New England springs, notoriously fickle and reluctant to cede to the warmer season, like to give up slowly, even after the calendar has declared them done.
“Most years, you need to guess when summer comes,” said Cyral Miller of Roxbury, smoldering in near-record heat next to his slushy cart, Fat Slushy’s. “But not today.”
The first official day of summer arrived Wednesday with a blast, with temperatures soaring to 96 degrees in Boston, two degrees short of a record and a searing contrast to sweater weather just a few days before.
And it’s only going to get hotter.
The National Weather Service is predicting 99 degrees for Logan Airport Thursday, but inland temperatures could easily poke into triple digits, according to meteorologist Benjamin Sipprell in the Taunton office.
“It will be oppressive,” he said, adding that humidity could make it feel like 105, the threshold for an official heat warning.
Around the city Wednesday, as summer announced its presence in no uncertain turns, residents responded in kind, particularly at the 52 city parks that have some sort of water spray feature.
In Hyde Park, the Olsen Spray Deck, an elaborate miniature water park, was jammed with children squealing in the midday sun as parents lined the borders, crowded into the few shady areas.
“We came here looking for something refreshing,” said Gbenade Tossoukpe of West Roxbury, who had brought his three children to cool off. Just then, his 7-year-old son, Norbert, delivered that refreshment by dumping a bucket of water over his head, kicking off an epic water fight where Dad was the biggest kid of all.
Kelly Morrissey of West Roxbury had grown up going to the attached pool, which, like many city pools, does not open until this weekend. Being back there with her two daughters, who took a break to eat snow cones that dripped down their arms, reminded her of the summers of her youth.
“It’s just exciting to be out of school, to have a relaxed pace,” she said. “And it always seems like summer happens like this; you wait for it, then it’s here in an instant.”
Health officials say the heat can become deadly, especially for the very young and very old.
“We do expect that the number of incidents will rise over these days with extreme heat,” said Jennifer Mehigan, spokeswoman for Boston Emergency Medical Services, which has added three extra ambulance crews in anticipation of heat-related illness.
Mehigan said the city is asking residents to check on elderly family members, elderly neighbors, and those with medical conditions, and is encouraging those without air conditioning to seek relief in a place that does, such as a library or community center.

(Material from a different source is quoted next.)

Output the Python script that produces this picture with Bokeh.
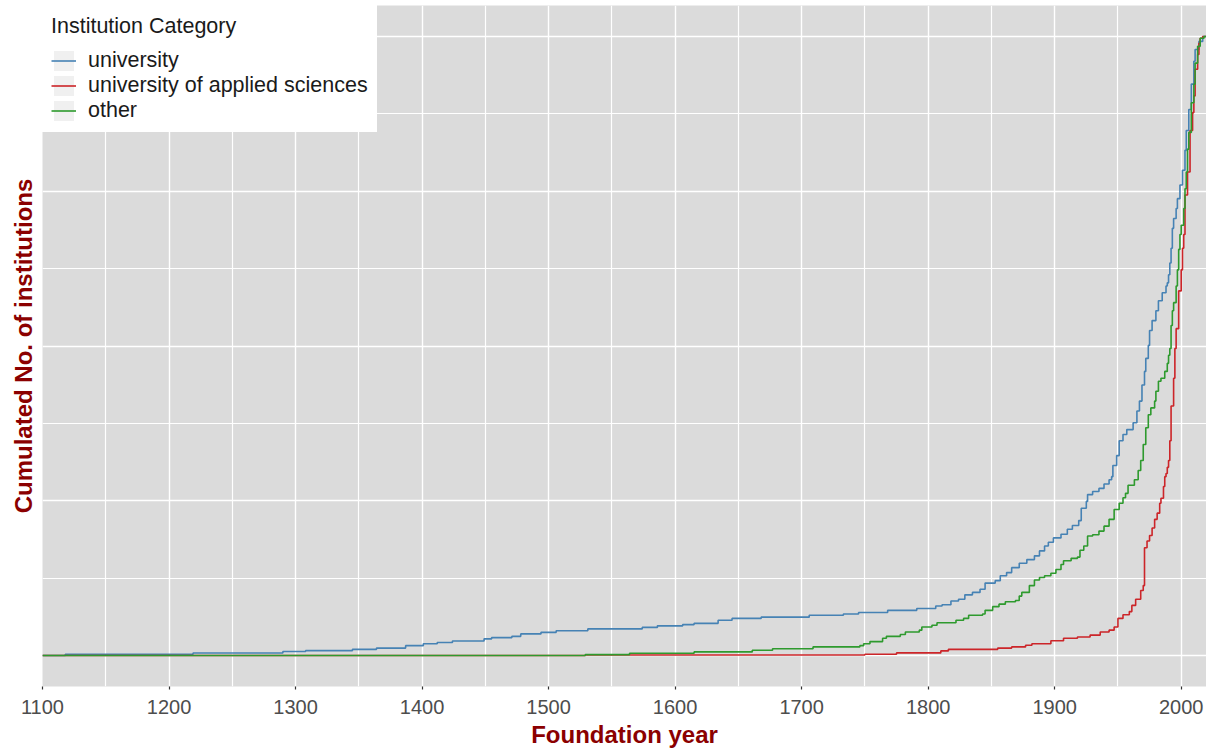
from bokeh.plotting import figure
from bokeh.models import Range1d, FixedTicker, Legend, LegendItem
from bokeh.embed import file_html
from bokeh.resources import INLINE

# ---- data: cumulative share of institutions by foundation year (step points) ----
X_START, X_END = 1100, 2020
TICK_YEARS = list(range(1100, 2001, 100))
Y_GRID = [0, 0.25, 0.5, 0.75, 1.0]
Y_GRID_MINOR = [0.125, 0.375, 0.625, 0.875]

uni_years = [1118, 1219, 1290, 1308, 1345, 1364, 1387, 1401, 1412, 1424, 1449, 1455,
             1471, 1478, 1494, 1506, 1531, 1574, 1586, 1606, 1615, 1634, 1645, 1668,
             1706, 1733, 1745, 1768, 1791, 1806, 1811, 1818, 1824, 1829, 1835, 1841,
             1845, 1853, 1857, 1862, 1866, 1872, 1878, 1884, 1888, 1892, 1895, 1899,
             1905, 1910, 1914, 1919, 1921, 1925, 1926, 1930, 1935, 1939, 1943, 1945,
             1946, 1949, 1951, 1954, 1957, 1962, 1965, 1967, 1969, 1971, 1972, 1974,
             1975, 1977, 1980, 1982, 1985, 1988, 1989, 1990, 1991, 1992, 1993, 1994,
             1996, 1997, 1999, 2001, 2003, 2004, 2006, 2008, 2010, 2011, 2014, 2017]
uni_share = [0.002, 0.004, 0.0065, 0.008, 0.010, 0.012, 0.016, 0.019, 0.021, 0.0235, 0.027, 0.029,
             0.031, 0.035, 0.0375, 0.040, 0.043, 0.0455, 0.048, 0.050, 0.052, 0.057, 0.060, 0.062,
             0.065, 0.067, 0.0695, 0.073, 0.076, 0.080, 0.082, 0.088, 0.091, 0.098, 0.102, 0.107,
             0.117, 0.121, 0.129, 0.134, 0.142, 0.149, 0.155, 0.161, 0.169, 0.177, 0.183, 0.190,
             0.196, 0.204, 0.210, 0.218, 0.238, 0.249, 0.260, 0.265, 0.270, 0.277, 0.284, 0.289,
             0.307, 0.323, 0.347, 0.357, 0.365, 0.376, 0.395, 0.411, 0.437, 0.459, 0.480, 0.501,
             0.525, 0.541, 0.557, 0.573, 0.586, 0.597, 0.602, 0.615, 0.634, 0.658, 0.690, 0.706,
             0.722, 0.738, 0.760, 0.784, 0.816, 0.848, 0.882, 0.923, 0.960, 0.979, 0.992, 1.0]

uas_years = [1529, 1750, 1775, 1810, 1816, 1855, 1866, 1877, 1882, 1897, 1907, 1918,
             1928, 1936, 1943, 1947, 1950, 1954, 1959, 1961, 1964, 1968, 1970, 1971,
             1973, 1975, 1977, 1979, 1981, 1983, 1984, 1986, 1987, 1988, 1989, 1990,
             1991, 1992, 1994, 1995, 1996, 1998, 2000, 2001, 2002, 2003, 2005, 2007,
             2009, 2010, 2011, 2013, 2014, 2015, 2017]
uas_share = [0.0008, 0.0021, 0.0043, 0.0075, 0.010, 0.012, 0.014, 0.0166, 0.019, 0.024, 0.028, 0.030,
             0.033, 0.038, 0.041, 0.046, 0.060, 0.066, 0.071, 0.081, 0.091, 0.105, 0.113, 0.174,
             0.185, 0.194, 0.206, 0.220, 0.230, 0.246, 0.254, 0.273, 0.289, 0.294, 0.304, 0.315,
             0.347, 0.403, 0.448, 0.496, 0.528, 0.589, 0.623, 0.658, 0.680, 0.744, 0.781, 0.848,
             0.877, 0.904, 0.947, 0.971, 0.989, 0.997, 1.0]

oth_years = [1529, 1564, 1615, 1661, 1677, 1709, 1746, 1749, 1754, 1764, 1767, 1778,
             1782, 1793, 1795, 1803, 1807, 1822, 1828, 1832, 1843, 1845, 1851, 1856,
             1861, 1869, 1872, 1874, 1880, 1884, 1888, 1892, 1897, 1901, 1905, 1907,
             1913, 1918, 1920, 1923, 1926, 1930, 1935, 1939, 1943, 1947, 1951, 1954,
             1956, 1958, 1963, 1966, 1968, 1970, 1972, 1974, 1976, 1979, 1980, 1982,
             1984, 1987, 1989, 1990, 1991, 1992, 1993, 1994, 1996, 1997, 1998, 1999,
             2000, 2002, 2003, 2004, 2005, 2006, 2008, 2010, 2011, 2013, 2015, 2018]
oth_share = [0.0015, 0.0037, 0.0059, 0.0085, 0.011, 0.014, 0.016, 0.019, 0.0225, 0.028, 0.031, 0.034,
             0.038, 0.041, 0.046, 0.049, 0.053, 0.057, 0.060, 0.065, 0.067, 0.073, 0.079, 0.083,
             0.087, 0.089, 0.096, 0.102, 0.113, 0.122, 0.126, 0.129, 0.133, 0.139, 0.147, 0.153,
             0.157, 0.159, 0.170, 0.177, 0.193, 0.195, 0.201, 0.209, 0.220, 0.236, 0.246, 0.255,
             0.262, 0.275, 0.284, 0.299, 0.315, 0.341, 0.368, 0.389, 0.400, 0.411, 0.427, 0.443,
             0.448, 0.459, 0.472, 0.485, 0.496, 0.533, 0.557, 0.570, 0.597, 0.623, 0.656, 0.680,
             0.695, 0.722, 0.754, 0.781, 0.818, 0.845, 0.893, 0.923, 0.957, 0.984, 0.997, 1.0]

categories = ["university", "university of applied sciences", "other"]
colors = ["#4682B4", "#CC2529", "#2E9A2E"]

FONT = "Liberation Sans"
TITLE_RED = "#8B0000"


def padded(years, share):
    # ECDF padded to the panel edges (like stat_ecdf(pad=TRUE))
    return [X_START] + list(years) + [X_END], [0.0] + list(share) + [1.0]


p = figure(width=1206, height=750, output_backend="svg", toolbar_location=None,
           x_range=Range1d(X_START, X_END), y_range=Range1d(-0.05, 1.05),
           min_border_left=42, min_border_right=0, min_border_top=5,
           background_fill_color="#DBDBDB", border_fill_color="white",
           outline_line_color=None)

# legend key background: zero-size rect, only visible as the grey legend key box
key_bg = p.rect(x=[X_START], y=[0.0], width=0, height=0,
                fill_color="#F0F0F0", line_color=None)

renderers = []
for (yrs, sh), col in zip([(uni_years, uni_share), (uas_years, uas_share), (oth_years, oth_share)], colors):
    xs, ys = padded(yrs, sh)
    r = p.step(xs, ys, mode="after", line_color=col, line_width=1.6)
    renderers.append(r)

# axes
p.xaxis.ticker = FixedTicker(ticks=TICK_YEARS, minor_ticks=[y + 50 for y in TICK_YEARS])
p.xaxis.axis_label = "Foundation year"
p.xaxis.axis_line_color = None
p.xaxis.major_tick_line_color = "#333333"
p.xaxis.major_tick_line_width = 1.2
p.xaxis.major_tick_out = 3
p.xaxis.major_tick_in = 0
p.xaxis.minor_tick_line_color = None
p.xaxis.major_label_text_font = FONT
p.xaxis.major_label_text_font_size = "20px"
p.xaxis.major_label_text_color = "#4D4D4D"
p.xaxis.major_label_standoff = 9
p.xaxis.axis_label_standoff = 4

p.yaxis.ticker = FixedTicker(ticks=[])
p.yaxis.axis_label = "Cumulated No. of institutions"
p.yaxis.axis_line_color = None
p.yaxis.major_tick_line_color = None
p.yaxis.minor_tick_line_color = None
p.yaxis.major_label_standoff = 0
p.yaxis.axis_label_standoff = 6

for ax in (p.xaxis, p.yaxis):
    ax.axis_label_text_font = FONT
    ax.axis_label_text_font_size = "24px"
    ax.axis_label_text_font_style = "bold"
    ax.axis_label_text_color = TITLE_RED

p.ygrid.ticker = FixedTicker(ticks=Y_GRID, minor_ticks=Y_GRID_MINOR)
for g in (p.xgrid, p.ygrid):
    g.grid_line_color = "white"
    g.grid_line_width = 1.4
    g.minor_grid_line_color = "white"
    g.minor_grid_line_width = 1.2

legend = Legend(
    items=[LegendItem(label=c, renderers=[key_bg, r]) for c, r in zip(categories, renderers)],
    location="top_left", title="Institution Category",
    title_text_font=FONT, title_text_font_size="21.5px", title_text_color="#1A1A1A",
    title_text_font_style="normal", title_standoff=9,
    label_text_font=FONT, label_text_font_size="21.5px", label_text_color="#1A1A1A",
    background_fill_color="white", background_fill_alpha=1.0,
    border_line_color="white", border_line_width=1,
    padding=8, spacing=0, margin=0, glyph_width=25, glyph_height=25, label_height=25,
    label_standoff=12,
)
p.add_layout(legend)

open("out.html", "w").write(file_html(p, INLINE))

“We realize that some people do have to work outside, and we would just ask them to do their best to stay hydrated, but also to take rests from the sun,” Mehigan said. “You need to pay attention to yourself, but also those around you. If someone is feeling dizzy or nauseous, that’s a sign to get them out of the sun and take a break.”
The heat means heat-induced speed restrictions on commuter trains, and riders on the Framingham/Worcester commuter rail line should expect at least 10-minute delays, CSX Corp. announced.
Some relief is expected Saturday and Sunday, when highs are expected in the low 80s. The air will still be sticky, but will not be nearly as bad as the week, the weather service reported.
Early next week may bring showers, and temperatures are expected to be in the 70s.
At Grove Hall in Roxbury on Wednesday, Eric Perez, 14, and his cousin, Ernesto Perez, 12, said they had a simple strategy to beat the heat: stay inside and play video games next to a fan.
“I stay up till like 3 o’clock in the morning playing video games,” Eric Perez said. “I don’t need to worry about ‘I got this essay due tomorrow’ or ‘I’ve got to read this chapter.’”
At the Neponset Park in Dorchester, Lisa Locken and Rose O’Neil of Quincy watched their children dash through the fountains there. Seeing them, both said, brought back feelings of their own childhood “of freedom and beach and ice cream,” Locken said.
But summers are long, and for parents that freedom has a way of becoming a strain over time.
“Ask me again in August,” Locken said. “I won’t be able to wait for them to go back to school.”